Un nuovo problema, costruirli in fretta
A parte l’Ucraina, l’Iran e la Cina, nessuna altra nazione è in grado di produrre droni in modo sufficientemente rapido e puntuale per usarli in modo massiccio. Inoltre, l’evoluzione dei droni stessi è tanto rapida che nessuna forza armata può permettersi di tenere in magazzino un arsenale di unità che invecchierebbero in pochi mesi.
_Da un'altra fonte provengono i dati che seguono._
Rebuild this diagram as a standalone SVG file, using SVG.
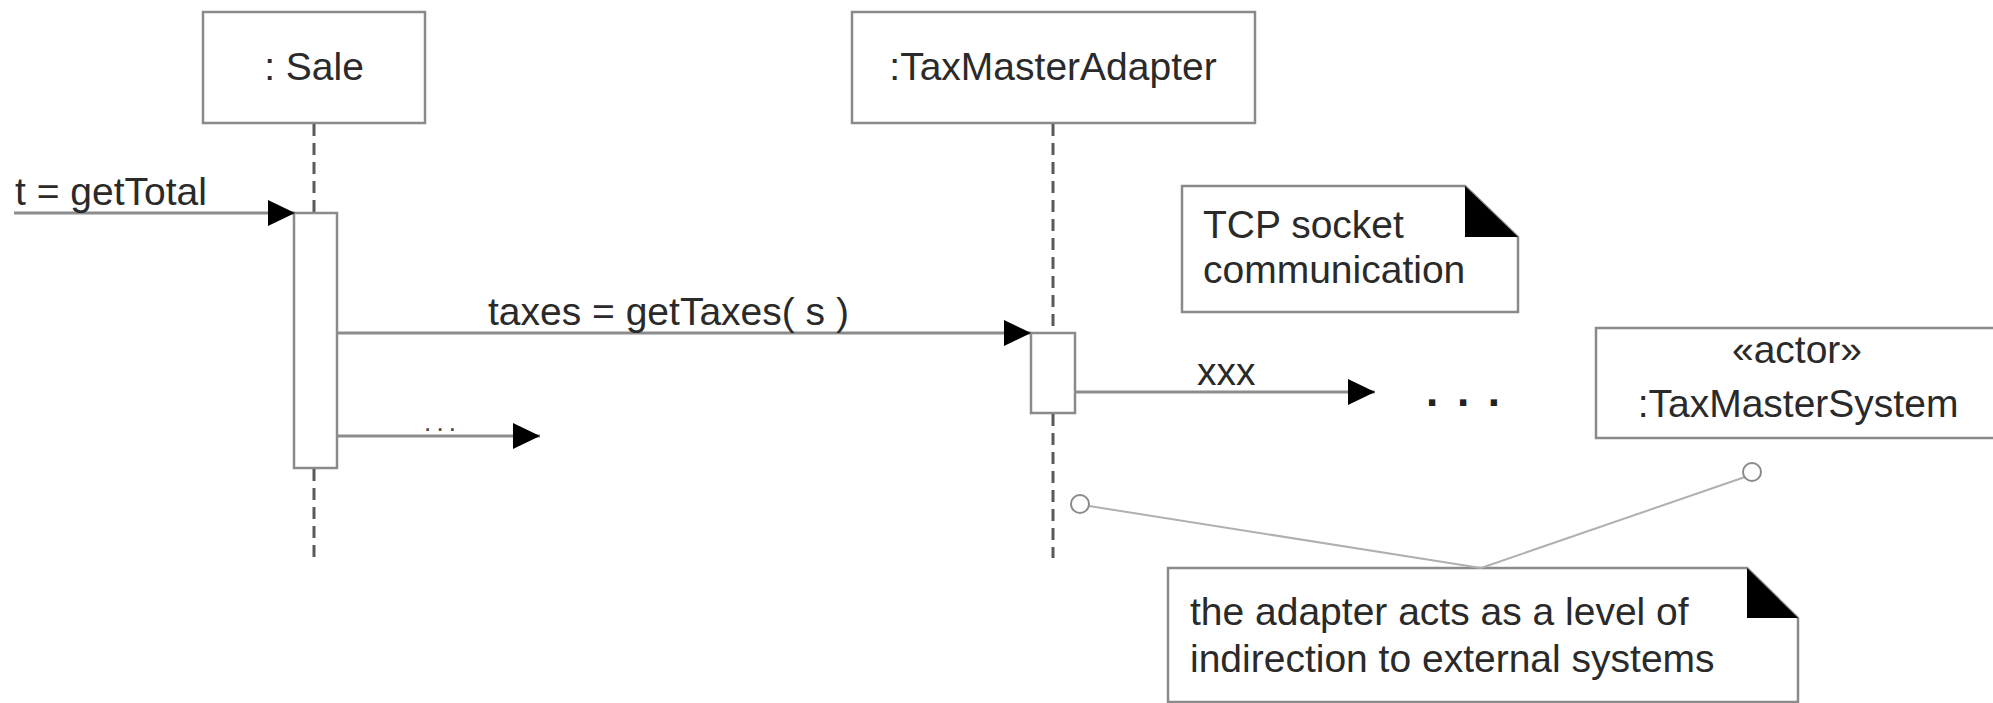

Ciò ha creato una vulnerabilità critica nelle catene di approvvigionamento delle componenti dei droni, in particolare la dipendenza dell'Occidente da parti e materiali di origine cinese che presentano ovvi rischi per continuità di fornitura, possibili intrusioni software e quindi pericolo per conflitti futuri.
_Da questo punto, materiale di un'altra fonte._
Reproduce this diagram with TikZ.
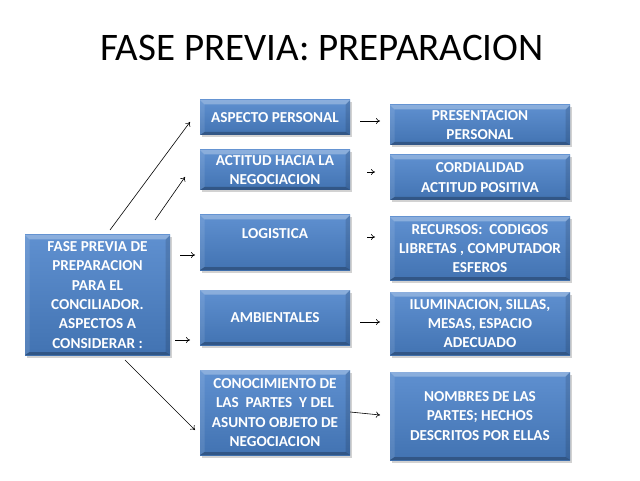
\documentclass[tikz,border=0pt]{standalone}
\usepackage{fontspec}
\setmainfont{Carlito}
\usetikzlibrary{shadows,calc,arrows.meta}
\definecolor{boxtop}{HTML}{5F90D0}
\definecolor{boxbot}{HTML}{4273B2}
\tikzset{
  bx/.style={rectangle, inner sep=2pt, top color=boxtop, bottom color=boxbot,
    text=white, align=center,
    font=\bfseries\fontsize{15.2}{19.3}\selectfont,
    drop shadow={opacity=0.35, shadow xshift=1.5pt, shadow yshift=-2.5pt},
    path picture={
      \coordinate (nw) at (path picture bounding box.north west);
      \coordinate (ne) at (path picture bounding box.north east);
      \coordinate (sw) at (path picture bounding box.south west);
      \coordinate (se) at (path picture bounding box.south east);
      \fill[white, opacity=0.28] (nw) -- (ne) -- ($(ne)+(-4.5pt,-4.5pt)$) -- ($(nw)+(4.5pt,-4.5pt)$) -- cycle;
      \fill[white, opacity=0.10] (nw) -- ($(nw)+(4.5pt,-4.5pt)$) -- ($(sw)+(4.5pt,3pt)$) -- (sw) -- cycle;
      \fill[black, opacity=0.12] (ne) -- ($(ne)+(-4.5pt,-4.5pt)$) -- ($(se)+(-4.5pt,3pt)$) -- (se) -- cycle;
      \fill[black, opacity=0.25] (sw) -- ($(sw)+(4.5pt,3pt)$) -- ($(se)+(-4.5pt,3pt)$) -- (se) -- cycle;
    }},
  arr/.style={-{To[length=4pt,width=6pt]}, line width=0.6pt, black}
}
\begin{document}
\begin{tikzpicture}[x=1pt,y=1pt]
\useasboundingbox (0,0) rectangle (640,480);
\fill[white] (0,0) rectangle (640,480);
\node (title) at (322,432) {\fontsize{39}{43}\selectfont FASE PREVIA: PREPARACION};

\node[bx, minimum width=145pt, minimum height=120pt] (L) at (97.5,185)
  {FASE PREVIA DE\\PREPARACION\\PARA EL\\CONCILIADOR.\\ASPECTOS A\\CONSIDERAR :};

\node[bx, minimum width=150pt, minimum height=35pt] (A) at (275,362.5) {ASPECTO PERSONAL};
\node[bx, minimum width=150pt, minimum height=40pt] (B) at (275,310) {ACTITUD HACIA LA\\NEGOCIACION};
\node[bx, minimum width=150pt, minimum height=55pt] (C) at (275,237.5) {LOGISTICA\\[-8pt]\strut};
\node[bx, minimum width=150pt, minimum height=55pt] (D) at (275,162.5) {AMBIENTALES};
\node[bx, minimum width=150pt, minimum height=85pt] (E) at (275,67.5)
  {CONOCIMIENTO DE\\LAS~ PARTES~ Y DEL\\ASUNTO OBJETO DE\\NEGOCIACION};

\node[bx, minimum width=180pt, minimum height=40pt] (P) at (480,355) {PRESENTACION\\PERSONAL};
\node[bx, minimum width=180pt, minimum height=45pt] (Q) at (480,302.5) {CORDIALIDAD\\ACTITUD POSITIVA};
\node[bx, minimum width=180pt, minimum height=63pt] (R) at (480,231.5) {RECURSOS:~ CODIGOS\\LIBRETAS , COMPUTADOR\\ESFEROS};
\node[bx, minimum width=180pt, minimum height=63pt] (S) at (480,156.5) {ILUMINACION, SILLAS,\\MESAS, ESPACIO\\ADECUADO};
\node[bx, minimum width=180pt, minimum height=88pt] (T) at (480,64) {NOMBRES DE LAS\\PARTES; HECHOS\\DESCRITOS POR ELLAS};

% connector end points
\coordinate (la1) at (110,250);  \coordinate (la2) at (190,358);
\coordinate (lb1) at (155,260);  \coordinate (lb2) at (185,303);
\coordinate (lc1) at (180,225);  \coordinate (lc2) at (195,225);
\coordinate (ld1) at (175,140);  \coordinate (ld2) at (190,140);
\coordinate (le1) at (125,120);  \coordinate (le2) at (195,50);
\coordinate (ap1) at (360,359);  \coordinate (ap2) at (380,359);
\coordinate (bq1) at (367,308);  \coordinate (bq2) at (375,308);
\coordinate (cr1) at (367,243);  \coordinate (cr2) at (375,243);
\coordinate (ds1) at (360,158);  \coordinate (ds2) at (380,158);
\coordinate (et2) at (380,65);

\draw[arr] (la1) -- (la2);
\draw[arr] (lb1) -- (lb2);
\draw[arr] (lc1) -- (lc2);
\draw[arr] (ld1) -- (ld2);
\draw[arr] (le1) -- (le2);
\draw[arr] (ap1) -- (ap2);
\draw[arr] (bq1) -- (bq2);
\draw[arr] (cr1) -- (cr2);
\draw[arr] (ds1) -- (ds2);
\draw[arr] (E.east |- 0,68) -- (et2);
\end{tikzpicture}
\end{document}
Un rebus tra materiali, costi e normative green
Per risolvere la situazione occorre una nuova corsa alla produzione protetta basandola sulla cooperazione internazionale, costruendo solide alleanze per la produzione di droni tra i membri della Nato concentrandosi sulla produzione coordinata e sempre sull'innovazione. Il tutto per realizzare catene di approvvigionamento sovrane: investire nella produzione nazionale di componenti critici, inclusi semiconduttori e sensori, per ridurre la dipendenza da materiali di origine asiatica. Ciò perché oltre Pechino, si è anche persa la certezza della continuità di produzione proveniente da Taiwan. Un altro metodo è standardizzare la produzione di droni concentrandosi sulla produzione scalabile. La chiamano resilienza ma si tratta di sicurezza della catena di approvvigionamento, partendo dal disporre di una riserva di terre rare e di materiali definiti critici. Questa strategia è però resa ancor più difficile dall’applicazione di severe direttive ecologiche da parte dell’Unione europea e degli Usa, dove già talune produzioni non possono essere più fatte con taluni materiali, con il risultato che un numero significativo di componenti risulta oggi non rispondente alle caratteristiche di quelli precedenti. Lo sa bene chi progetta, sempre più in lotta con dichiarazioni per le normative Reach, che comprende migliaia di sostanze chimiche in vari prodotti inclusi abbigliamento, mobili, ed elettronica), e RoHs, la specifica per i dispositivi elettrici ed elettronici che limita le sostanze pericolose come piombo, mercurio, cadmio e altre per proteggere l’ambiente. E si sa che la guerra non è certo ecologica.